Jan and I bought our tickets for the Saturday evening performance held at Lourdes High School, and looked forward to the performance. Andrew Staupe opened the program with the first of two pieces he would play by Franz Liszt, the Piano Concerto No. 1. I am not well familiar with the works of Liszt, so this was my first exposure to this work. Staupe gave a passionate and athletic performance which I found engaging to watch as well as listen to. The audience was highly appreciative of Andrew’s performance.

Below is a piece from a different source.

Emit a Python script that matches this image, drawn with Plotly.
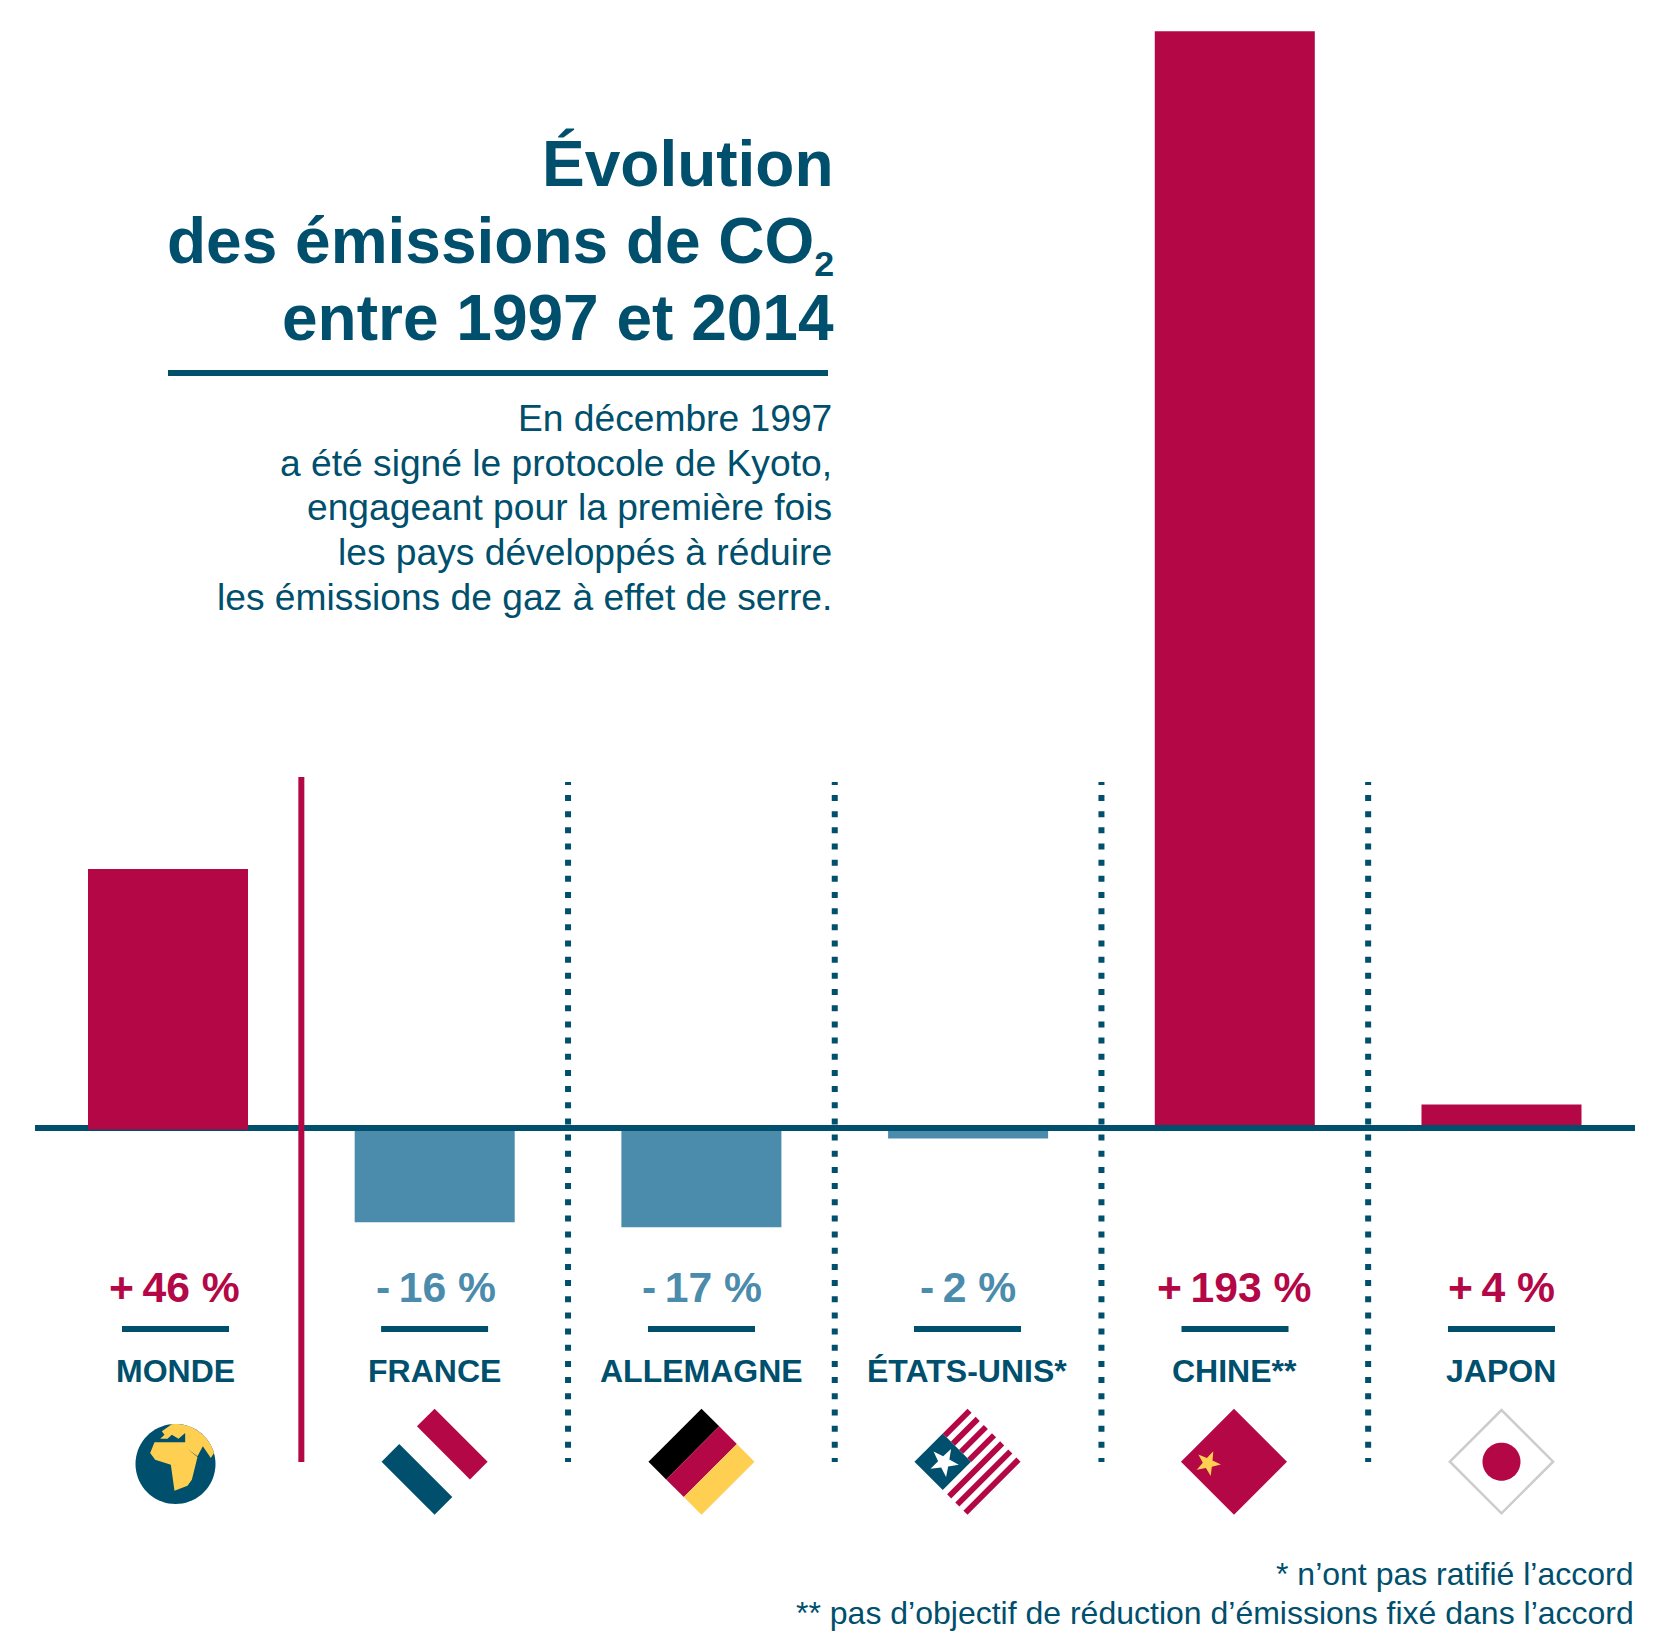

After Maestro Lantz offered a welcome and a few remarks, he launched right into the next work, Death and Transfiguration (Tod und Verklärung) by Richard Strauss. I learned a little bit about this work from the Brew Maestro video, and from reading the program notes. I was totally captivated by this work. The orchestra certainly put every ounce of energy they had into the piece. For me, it was the highlight of the night.


After intermission, Andrew Staupe returned for another Liszt composition: Totentanz (Dance of the Dead). Staupe earned numerous bravos, and he and Maestro Lantz embraced at the conclusion, each appreciative of the effort the other gave.

Maestro Lantz invited the audience to consider becoming sustaining supporters of RSOC, something Janet are strongly considering. Then came the final work of the evening, the Leonore Overture of Beethoven. This was less intense than the three previous works, and I suspect the orchestra was glad to have this piece as the finale, considering how much emotion they invested already.


On our way out we saw the folks we enjoyed drinks with on Thursday, and even got a quick hello with the Maestro. I’m delighted to be listening to live classical music again, and I hope my fellow Rochester residents appreciate the musical treasure we have here. Hope to see some of the readers of this blog at future Beer Maestro Live event!